### Written exercise
Write out each line exactly as given. Leave the pictures out of your copy.

════════════════

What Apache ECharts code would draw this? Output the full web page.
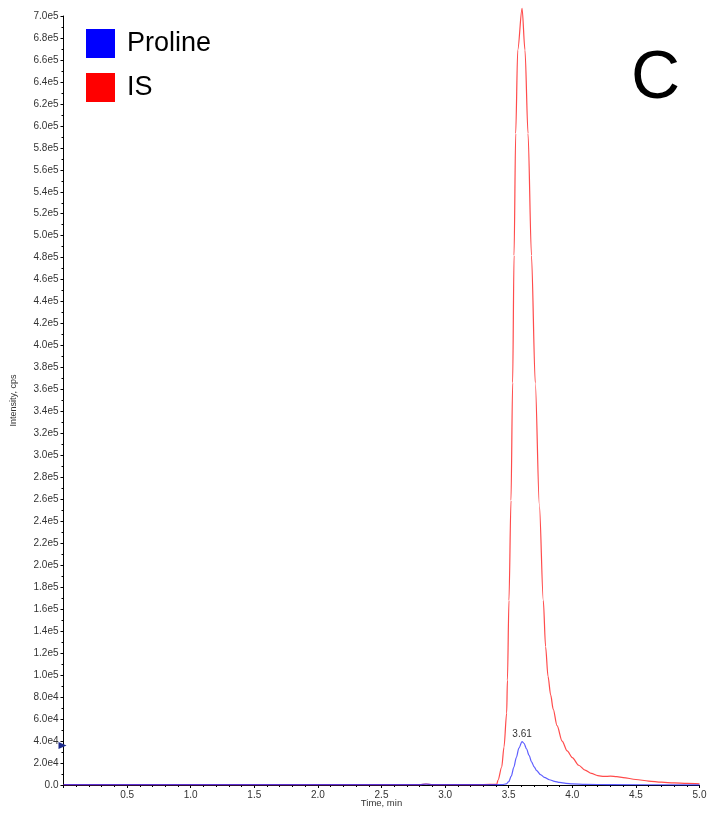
<!DOCTYPE html>
<html>
<head>
<meta charset="utf-8">
<script src="https://cdn.jsdelivr.net/npm/echarts@6/dist/echarts.min.js"></script>
<style>html,body{margin:0;padding:0;background:#fff}#c{width:714px;height:818px}</style>
</head>
<body>
<div id="c"></div>
<script>
// Time (min) and intensity (thousand cps)
const isTime = [0, 1.0, 2.0, 2.8, 2.85, 2.9, 3.0, 3.3, 3.406, 3.416, 3.445, 3.463, 3.484, 3.49, 3.502, 3.518, 3.531, 3.542, 3.555, 3.571, 3.605, 3.628, 3.652, 3.679, 3.709, 3.741, 3.772, 3.79, 3.809, 3.83, 3.85, 3.88, 3.92, 3.96, 4.0, 4.05, 4.1, 4.15, 4.2, 4.25, 4.3, 4.35, 4.4, 4.5, 4.6, 4.7, 4.8, 4.9, 5.0];
const isValues = [0.4, 0.4, 0.4, 0.4, 0.9, 0.4, 0.4, 0.4, 0.6, 4.5, 16.4, 34.6, 65.5, 95.5, 168, 259, 366, 482, 593, 669, 707, 669, 593, 482, 366, 255, 168, 126, 99, 82, 69, 54, 40, 31, 25, 18, 13.5, 10.5, 8.5, 7.8, 8.0, 7.6, 6.8, 5.0, 3.6, 2.6, 1.9, 1.4, 1.0];
const prolineTime = [0, 1.0, 2.0, 2.8, 2.85, 2.9, 3.0, 3.4, 3.45, 3.48, 3.50, 3.52, 3.54, 3.56, 3.58, 3.605, 3.62, 3.64, 3.66, 3.68, 3.70, 3.72, 3.75, 3.78, 3.82, 3.86, 3.90, 3.95, 4.0, 4.1, 4.3, 5.0];
const prolineValues = [0.3, 0.3, 0.3, 0.3, 0.8, 0.3, 0.3, 0.3, 0.3, 1, 3, 8, 16, 25, 33.5, 39.5, 38, 33, 27, 21, 16.5, 13, 9.5, 7, 4.8, 3.3, 2.3, 1.5, 1.0, 0.6, 0.3, 0.1];
const peakLabel = '3.61';
const seriesNames = ['Proline', 'IS'];

const toPairs = (t, v) => t.map((x, i) => [x, v[i] * 1000]);
let pk = 0;
prolineValues.forEach((v, i) => { if (v > prolineValues[pk]) pk = i; });

const chart = echarts.init(document.getElementById('c'), null, { renderer: 'canvas' });
const yFmt = v => {
  if (v === 0) return '0.0';
  if (v >= 1e5) return (v / 1e5).toFixed(1) + 'e5';
  return (v / 1e4).toFixed(1) + 'e4';
};
const FONT = 'Liberation Sans, Arial, sans-serif';
chart.setOption({
  animation: false,
  backgroundColor: '#fff',
  textStyle: { fontFamily: FONT },
  grid: { left: 63.5, right: 14.5, top: 16, bottom: 33, containLabel: false, outerBoundsMode: 'none' },
  legend: {
    orient: 'vertical', left: 81, top: 24, itemWidth: 29, itemHeight: 29, itemGap: 15,
    icon: 'rect',
    textStyle: { fontSize: 27, lineHeight: 29, color: '#000', padding: [0, 0, 0, 7], fontFamily: FONT },
    data: [
      { name: seriesNames[0], itemStyle: { color: '#0000ff' } },
      { name: seriesNames[1], itemStyle: { color: '#ff0000' } }
    ]
  },
  graphic: [{
    type: 'text', right: 34, top: 45,
    style: { text: 'C', fontSize: 68, fill: '#000', fontFamily: FONT }
  }],
  xAxis: {
    type: 'value', min: 0, max: 5, interval: 0.5,
    name: 'Time, min', nameLocation: 'middle', nameGap: 13, nameMoveOverlap: false,
    nameTextStyle: { fontSize: 9.5, color: '#333', verticalAlign: 'top' },
    axisLine: { onZero: false, lineStyle: { color: '#000', width: 1 } },
    axisTick: { length: 3, lineStyle: { color: '#000' } },
    minorTick: { show: true, splitNumber: 5, length: 2, lineStyle: { color: '#000' } },
    splitLine: { show: false },
    axisLabel: { fontSize: 10, color: '#333', margin: 5, formatter: v => v === 0 ? '' : v.toFixed(1) }
  },
  yAxis: {
    type: 'value', min: 0, max: 700000, interval: 20000,
    name: 'Intensity, cps', nameLocation: 'middle', nameGap: 45, nameMoveOverlap: false,
    nameTextStyle: { fontSize: 9, color: '#333' },
    axisLine: { show: true, lineStyle: { color: '#000', width: 1 } },
    axisTick: { show: true, length: 3, lineStyle: { color: '#000' } },
    minorTick: { show: true, splitNumber: 2, length: 2, lineStyle: { color: '#000' } },
    splitLine: { show: false },
    axisLabel: { fontSize: 10, color: '#333', margin: 5, formatter: yFmt }
  },
  series: [
    {
      name: seriesNames[1], type: 'line', data: toPairs(isTime, isValues),
      showSymbol: false, smooth: 0.3, smoothMonotone: 'x', clip: false,
      itemStyle: { color: '#ff0000' },
      lineStyle: { color: 'rgba(255,30,30,0.8)', width: 1.2 }, z: 2
    },
    {
      name: seriesNames[0], type: 'line', data: toPairs(prolineTime, prolineValues),
      showSymbol: false, smooth: 0.3, smoothMonotone: 'x', clip: false,
      itemStyle: { color: '#0000ff' },
      lineStyle: { color: 'rgba(40,40,255,0.75)', width: 1.2 }, z: 3,
      markPoint: {
        silent: true,
        data: [
          { coord: [0, 36000], symbol: 'triangle', symbolSize: [7, 8], symbolRotate: -90, symbolOffset: [-1, 0], itemStyle: { color: '#1c2a8c' }, label: { show: false } },
          { coord: [prolineTime[pk], prolineValues[pk] * 1000], symbol: 'circle', symbolSize: 1, itemStyle: { color: 'rgba(0,0,0,0)' },
            label: { show: true, position: 'top', distance: 2, formatter: peakLabel, fontSize: 10, color: '#333', fontFamily: FONT } }
        ]
      }
    }
  ]
});
</script>
</body>
</html>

════════════════

### Answer
What Apache ECharts code would draw this? Output the full web page.
<!DOCTYPE html>
<html>
<head>
<meta charset="utf-8">
<script src="https://cdn.jsdelivr.net/npm/echarts@6/dist/echarts.min.js"></script>
<style>html,body{margin:0;padding:0;background:#fff}#c{width:714px;height:818px}</style>
</head>
<body>
<div id="c"></div>
<script>
// Time (min) and intensity (thousand cps)
const isTime = [0, 1.0, 2.0, 2.8, 2.85, 2.9, 3.0, 3.3, 3.406, 3.416, 3.445, 3.463, 3.484, 3.49, 3.502, 3.518, 3.531, 3.542, 3.555, 3.571, 3.605, 3.628, 3.652, 3.679, 3.709, 3.741, 3.772, 3.79, 3.809, 3.83, 3.85, 3.88, 3.92, 3.96, 4.0, 4.05, 4.1, 4.15, 4.2, 4.25, 4.3, 4.35, 4.4, 4.5, 4.6, 4.7, 4.8, 4.9, 5.0];
const isValues = [0.4, 0.4, 0.4, 0.4, 0.9, 0.4, 0.4, 0.4, 0.6, 4.5, 16.4, 34.6, 65.5, 95.5, 168, 259, 366, 482, 593, 669, 707, 669, 593, 482, 366, 255, 168, 126, 99, 82, 69, 54, 40, 31, 25, 18, 13.5, 10.5, 8.5, 7.8, 8.0, 7.6, 6.8, 5.0, 3.6, 2.6, 1.9, 1.4, 1.0];
const prolineTime = [0, 1.0, 2.0, 2.8, 2.85, 2.9, 3.0, 3.4, 3.45, 3.48, 3.50, 3.52, 3.54, 3.56, 3.58, 3.605, 3.62, 3.64, 3.66, 3.68, 3.70, 3.72, 3.75, 3.78, 3.82, 3.86, 3.90, 3.95, 4.0, 4.1, 4.3, 5.0];
const prolineValues = [0.3, 0.3, 0.3, 0.3, 0.8, 0.3, 0.3, 0.3, 0.3, 1, 3, 8, 16, 25, 33.5, 39.5, 38, 33, 27, 21, 16.5, 13, 9.5, 7, 4.8, 3.3, 2.3, 1.5, 1.0, 0.6, 0.3, 0.1];
const peakLabel = '3.61';
const seriesNames = ['Proline', 'IS'];

const toPairs = (t, v) => t.map((x, i) => [x, v[i] * 1000]);
let pk = 0;
prolineValues.forEach((v, i) => { if (v > prolineValues[pk]) pk = i; });

const chart = echarts.init(document.getElementById('c'), null, { renderer: 'canvas' });
const yFmt = v => {
  if (v === 0) return '0.0';
  if (v >= 1e5) return (v / 1e5).toFixed(1) + 'e5';
  return (v / 1e4).toFixed(1) + 'e4';
};
const FONT = 'Liberation Sans, Arial, sans-serif';
chart.setOption({
  animation: false,
  backgroundColor: '#fff',
  textStyle: { fontFamily: FONT },
  grid: { left: 63.5, right: 14.5, top: 16, bottom: 33, containLabel: false, outerBoundsMode: 'none' },
  legend: {
    orient: 'vertical', left: 81, top: 24, itemWidth: 29, itemHeight: 29, itemGap: 15,
    icon: 'rect',
    textStyle: { fontSize: 27, lineHeight: 29, color: '#000', padding: [0, 0, 0, 7], fontFamily: FONT },
    data: [
      { name: seriesNames[0], itemStyle: { color: '#0000ff' } },
      { name: seriesNames[1], itemStyle: { color: '#ff0000' } }
    ]
  },
  graphic: [{
    type: 'text', right: 34, top: 45,
    style: { text: 'C', fontSize: 68, fill: '#000', fontFamily: FONT }
  }],
  xAxis: {
    type: 'value', min: 0, max: 5, interval: 0.5,
    name: 'Time, min', nameLocation: 'middle', nameGap: 13, nameMoveOverlap: false,
    nameTextStyle: { fontSize: 9.5, color: '#333', verticalAlign: 'top' },
    axisLine: { onZero: false, lineStyle: { color: '#000', width: 1 } },
    axisTick: { length: 3, lineStyle: { color: '#000' } },
    minorTick: { show: true, splitNumber: 5, length: 2, lineStyle: { color: '#000' } },
    splitLine: { show: false },
    axisLabel: { fontSize: 10, color: '#333', margin: 5, formatter: v => v === 0 ? '' : v.toFixed(1) }
  },
  yAxis: {
    type: 'value', min: 0, max: 700000, interval: 20000,
    name: 'Intensity, cps', nameLocation: 'middle', nameGap: 45, nameMoveOverlap: false,
    nameTextStyle: { fontSize: 9, color: '#333' },
    axisLine: { show: true, lineStyle: { color: '#000', width: 1 } },
    axisTick: { show: true, length: 3, lineStyle: { color: '#000' } },
    minorTick: { show: true, splitNumber: 2, length: 2, lineStyle: { color: '#000' } },
    splitLine: { show: false },
    axisLabel: { fontSize: 10, color: '#333', margin: 5, formatter: yFmt }
  },
  series: [
    {
      name: seriesNames[1], type: 'line', data: toPairs(isTime, isValues),
      showSymbol: false, smooth: 0.3, smoothMonotone: 'x', clip: false,
      itemStyle: { color: '#ff0000' },
      lineStyle: { color: 'rgba(255,30,30,0.8)', width: 1.2 }, z: 2
    },
    {
      name: seriesNames[0], type: 'line', data: toPairs(prolineTime, prolineValues),
      showSymbol: false, smooth: 0.3, smoothMonotone: 'x', clip: false,
      itemStyle: { color: '#0000ff' },
      lineStyle: { color: 'rgba(40,40,255,0.75)', width: 1.2 }, z: 3,
      markPoint: {
        silent: true,
        data: [
          { coord: [0, 36000], symbol: 'triangle', symbolSize: [7, 8], symbolRotate: -90, symbolOffset: [-1, 0], itemStyle: { color: '#1c2a8c' }, label: { show: false } },
          { coord: [prolineTime[pk], prolineValues[pk] * 1000], symbol: 'circle', symbolSize: 1, itemStyle: { color: 'rgba(0,0,0,0)' },
            label: { show: true, position: 'top', distance: 2, formatter: peakLabel, fontSize: 10, color: '#333', fontFamily: FONT } }
        ]
      }
    }
  ]
});
</script>
</body>
</html>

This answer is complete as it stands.